> _Exercise description_:
Do not repeat pictures. Repeat exactly the lines of the listing below from its first line through the line with "const slotCount = 17;".

> _Data excerpt_:
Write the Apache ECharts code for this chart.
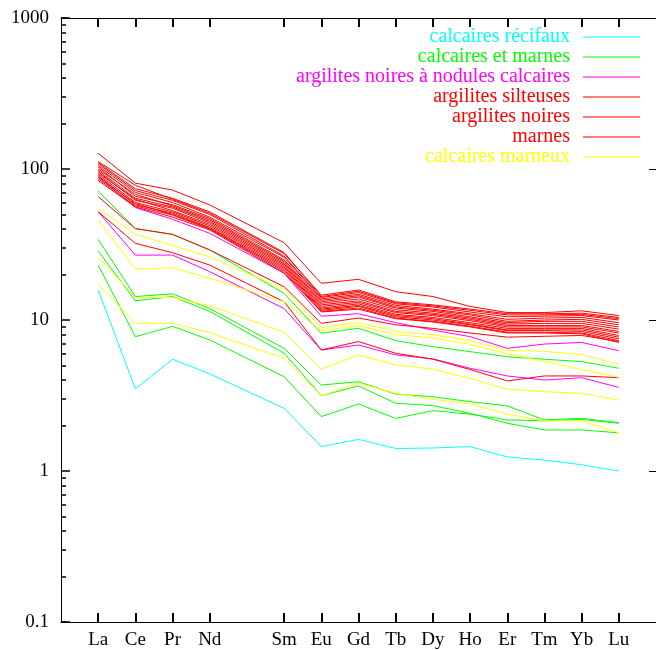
<!DOCTYPE html>
<html>
<head>
<meta charset="utf-8">
<script src="https://cdn.jsdelivr.net/npm/echarts@6/dist/echarts.min.js"></script>
<style>
html, body { margin: 0; padding: 0; background: #fff; }
#chart { width: 656px; height: 650px; }
</style>
</head>
<body>
<div id="chart"></div>
<script>
// terres rares, Pm absent (position 5 vide)
const elements = ['La', 'Ce', 'Pr', 'Nd', 'Sm', 'Eu', 'Gd', 'Tb', 'Dy', 'Ho', 'Er', 'Tm', 'Yb', 'Lu'];
const elementPos = [1, 2, 3, 4, 6, 7, 8, 9, 10, 11, 12, 13, 14, 15];
const slotCount = 17;

const recifaux = [
  [15.8, 3.5, 5.5, 4.4, 2.6, 1.45, 1.62, 1.41, 1.42, 1.45, 1.24, 1.18, 1.10, 1.0]
];
const calcairesEtMarnes = [
  [71.5, 40.3, 36.9, 29.1, 15.0, 8.17, 8.81, 7.3, 6.66, 6.17, 5.71, 5.5, 5.30, 4.79],
  [34.2, 14.3, 14.9, 11.9, 6.49, 3.71, 3.90, 3.23, 3.10, 2.88, 2.70, 2.18, 2.23, 2.09],
  [28.6, 13.4, 14.3, 11.4, 6.02, 3.15, 3.66, 2.81, 2.71, 2.41, 2.07, 1.87, 1.87, 1.79],
  [23.1, 7.75, 9.08, 7.37, 4.21, 2.29, 2.78, 2.23, 2.51, 2.38, 2.18, 2.15, 2.20, 2.07]
];
const nodulesCalcaires = [
  [88.9, 55.5, 46.4, 37.5, 20.4, 10.6, 11.0, 9.6, 8.58, 7.76, 6.49, 6.93, 7.1, 6.26],
  [52.1, 26.9, 26.9, 20.9, 11.9, 6.33, 6.83, 5.87, 5.53, 4.79, 4.26, 4.0, 4.15, 3.58]
];
const silteuses = [
  [127, 80.6, 72.5, 57.8, 32.5, 17.5, 18.6, 15.4, 14.3, 12.3, 11.2, 11.2, 11.5, 10.7],
  [112, 78, 63, 51, 27.5, 14.6, 15.8, 13.2, 12.6, 11.8, 11.0, 11.0, 11.1, 10.4],
  [108, 72, 62, 50, 26.5, 14.1, 15.2, 12.8, 12.2, 11.3, 10.5, 10.6, 10.7, 10.0],
  [105, 70, 60, 48, 26.0, 13.8, 14.8, 12.5, 11.8, 11.0, 10.1, 10.3, 10.4, 9.6],
  [103, 66, 58, 47, 25.0, 13.5, 14.5, 12.2, 11.6, 10.8, 9.8, 10.0, 10.1, 9.3],
  [100, 68, 57, 46, 24.5, 13.2, 14.2, 12.0, 11.4, 10.5, 9.6, 9.8, 9.8, 9.0]
];
const argilitesNoires = [
  [98, 64, 56, 45, 24.0, 12.9, 13.8, 11.7, 11.1, 10.3, 9.4, 9.5, 9.5, 8.7],
  [96, 62, 55, 44, 23.5, 12.6, 13.4, 11.4, 10.9, 10.1, 9.2, 9.2, 9.2, 8.4],
  [94, 63, 53, 43, 23.0, 12.3, 13.1, 11.2, 10.7, 9.9, 9.0, 9.0, 9.0, 8.2],
  [92, 60, 52, 42, 22.5, 12.0, 12.8, 10.9, 10.4, 9.6, 8.8, 8.8, 8.8, 7.9],
  [90, 58, 51, 41, 22.0, 11.8, 12.5, 10.7, 10.2, 9.4, 8.6, 8.6, 8.6, 7.7],
  [65.6, 40.3, 36.9, 29.1, 16.6, 9.5, 10.3, 9.3, 8.8, 8.2, 7.7, 7.8, 7.9, 7.2]
];
const marnes = [
  [88, 59, 50, 40.5, 21.5, 11.6, 12.3, 10.5, 10.0, 9.3, 8.5, 8.5, 8.4, 7.5],
  [86, 57, 49.5, 40, 21.0, 11.4, 12.0, 10.3, 9.8, 9.1, 8.3, 8.3, 8.2, 7.3],
  [110, 74, 64, 52, 28.0, 14.3, 15.5, 13.0, 12.4, 11.6, 10.8, 10.8, 10.9, 10.2],
  [84, 56, 48, 39.5, 20.5, 11.3, 11.8, 10.2, 9.7, 9.0, 8.2, 8.2, 8.1, 7.1],
  [52.1, 32.2, 27.9, 23.1, 13.2, 6.33, 7.2, 6.02, 5.5, 4.7, 3.95, 4.26, 4.26, 4.15]
];
const calcairesMarneux = [
  [55, 36.9, 31.2, 26.2, 16.0, 8.9, 9.6, 8.4, 8.0, 7.3, 6.3, 6.2, 5.9, 5.1],
  [45.9, 21.8, 22.2, 18.9, 13.2, 8.5, 9.2, 8.0, 7.6, 6.9, 6.0, 5.3, 4.7, 4.17],
  [26.2, 14.1, 14.1, 12.4, 8.3, 4.73, 5.87, 5.04, 4.73, 4.11, 3.48, 3.35, 3.27, 2.95],
  [17.3, 9.5, 9.5, 8.24, 5.57, 3.15, 3.81, 3.27, 2.98, 2.78, 2.38, 2.15, 2.15, 1.79]
];

const groups = [
  { name: 'calcaires récifaux', color: '#00ffff', lines: recifaux },
  { name: 'calcaires et marnes', color: '#00ff00', lines: calcairesEtMarnes },
  { name: 'argilites noires à nodules calcaires', color: '#ff00ff', lines: nodulesCalcaires },
  { name: 'argilites silteuses', color: '#ff0000', lines: silteuses },
  { name: 'argilites noires', color: '#ff0000', lines: argilitesNoires },
  { name: 'marnes', color: '#ff0000', lines: marnes },
  { name: 'calcaires marneux', color: '#ffff00', lines: calcairesMarneux }
];

// multiplicateurs des petites graduations de l'axe log
const minorMultipliers = [2, 3, 4, 5, 6, 7, 8, 9];

const FONT = '"Liberation Serif", "DejaVu Serif", serif';

// cases de l'axe x : une par élément, Pm et les bords restent vides
const slots = [];
for (let i = 0; i < slotCount; i++) {
  const k = elementPos.indexOf(i);
  slots.push(k >= 0 ? elements[k] : (i === 5 ? 'Pm' : ''));
}
const isElementSlot = idx => elementPos.indexOf(idx) >= 0;

let series = [];
groups.forEach(g => {
  g.lines.forEach(vals => {
    series.push({
      name: g.name,
      type: 'line',
      xAxisIndex: 0,
      yAxisIndex: 0,
      symbol: 'none',
      lineStyle: { color: g.color, width: 1 },
      itemStyle: { color: g.color },
      data: vals.map((v, i) => [elementPos[i], v])
    });
  });
});

function catAxis(pos, showLabel) {
  return {
    type: 'category',
    data: slots,
    boundaryGap: false,
    position: pos,
    axisLine: { show: true, onZero: false, lineStyle: { color: '#000' } },
    axisTick: { show: true, inside: true, length: 9, interval: isElementSlot, lineStyle: { color: '#000', width: 2 } },
    axisLabel: {
      show: showLabel,
      interval: isElementSlot,
      fontFamily: FONT,
      fontSize: 19,
      color: '#000',
      margin: 9
    },
    splitLine: { show: false }
  };
}

let yAxes = [
  {
    type: 'log',
    logBase: 10,
    min: 0.1,
    max: 1000,
    position: 'left',
    axisLine: { show: true, onZero: false, lineStyle: { color: '#000' } },
    axisTick: { show: true, inside: true, length: 9, lineStyle: { color: '#000', width: 1.5 } },
    axisLabel: { fontFamily: FONT, fontSize: 19, color: '#000', margin: 12, formatter: v => String(v) },
    splitLine: { show: false }
  },
  {
    type: 'log',
    logBase: 10,
    min: 0.1,
    max: 1000,
    position: 'right',
    axisLine: { show: true, onZero: false, lineStyle: { color: '#000' } },
    axisTick: { show: true, inside: true, length: 7, lineStyle: { color: '#000' } },
    axisLabel: { show: false },
    splitLine: { show: false }
  }
];
// axes log décalés d'un facteur m : leurs graduations tombent sur m·10^k
minorMultipliers.forEach(m => {
  yAxes.push({
    type: 'log',
    logBase: 10,
    min: 0.1 / m,
    max: 1000 / m,
    position: 'left',
    axisLine: { show: true, onZero: false, lineStyle: { color: '#000' } },
    axisTick: { show: true, inside: true, length: 5, lineStyle: { color: '#000', width: 1.5 } },
    axisLabel: { show: false },
    splitLine: { show: false }
  });
});

let myChart = echarts.init(document.getElementById('chart'));
myChart.setOption({
  animation: false,
  grid: { left: 61, right: -5, top: 18, bottom: 28 },
  legend: {
    orient: 'vertical',
    right: 16,
    top: 27,
    align: 'right',
    icon: 'rect',
    itemWidth: 57,
    itemHeight: 1,
    itemGap: 0,
    padding: 0,
    selectedMode: false,
    data: groups.map(g => ({ name: g.name, textStyle: { color: g.color } })),
    textStyle: { fontFamily: FONT, fontSize: 20, lineHeight: 20, padding: [0, 8, 0, 0] }
  },
  xAxis: [catAxis('bottom', true), catAxis('top', false)],
  yAxis: yAxes,
  series: series
});
</script>
</body>
</html>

> _The output_:
Write the Apache ECharts code for this chart.
<!DOCTYPE html>
<html>
<head>
<meta charset="utf-8">
<script src="https://cdn.jsdelivr.net/npm/echarts@6/dist/echarts.min.js"></script>
<style>
html, body { margin: 0; padding: 0; background: #fff; }
#chart { width: 656px; height: 650px; }
</style>
</head>
<body>
<div id="chart"></div>
<script>
// terres rares, Pm absent (position 5 vide)
const elements = ['La', 'Ce', 'Pr', 'Nd', 'Sm', 'Eu', 'Gd', 'Tb', 'Dy', 'Ho', 'Er', 'Tm', 'Yb', 'Lu'];
const elementPos = [1, 2, 3, 4, 6, 7, 8, 9, 10, 11, 12, 13, 14, 15];
const slotCount = 17;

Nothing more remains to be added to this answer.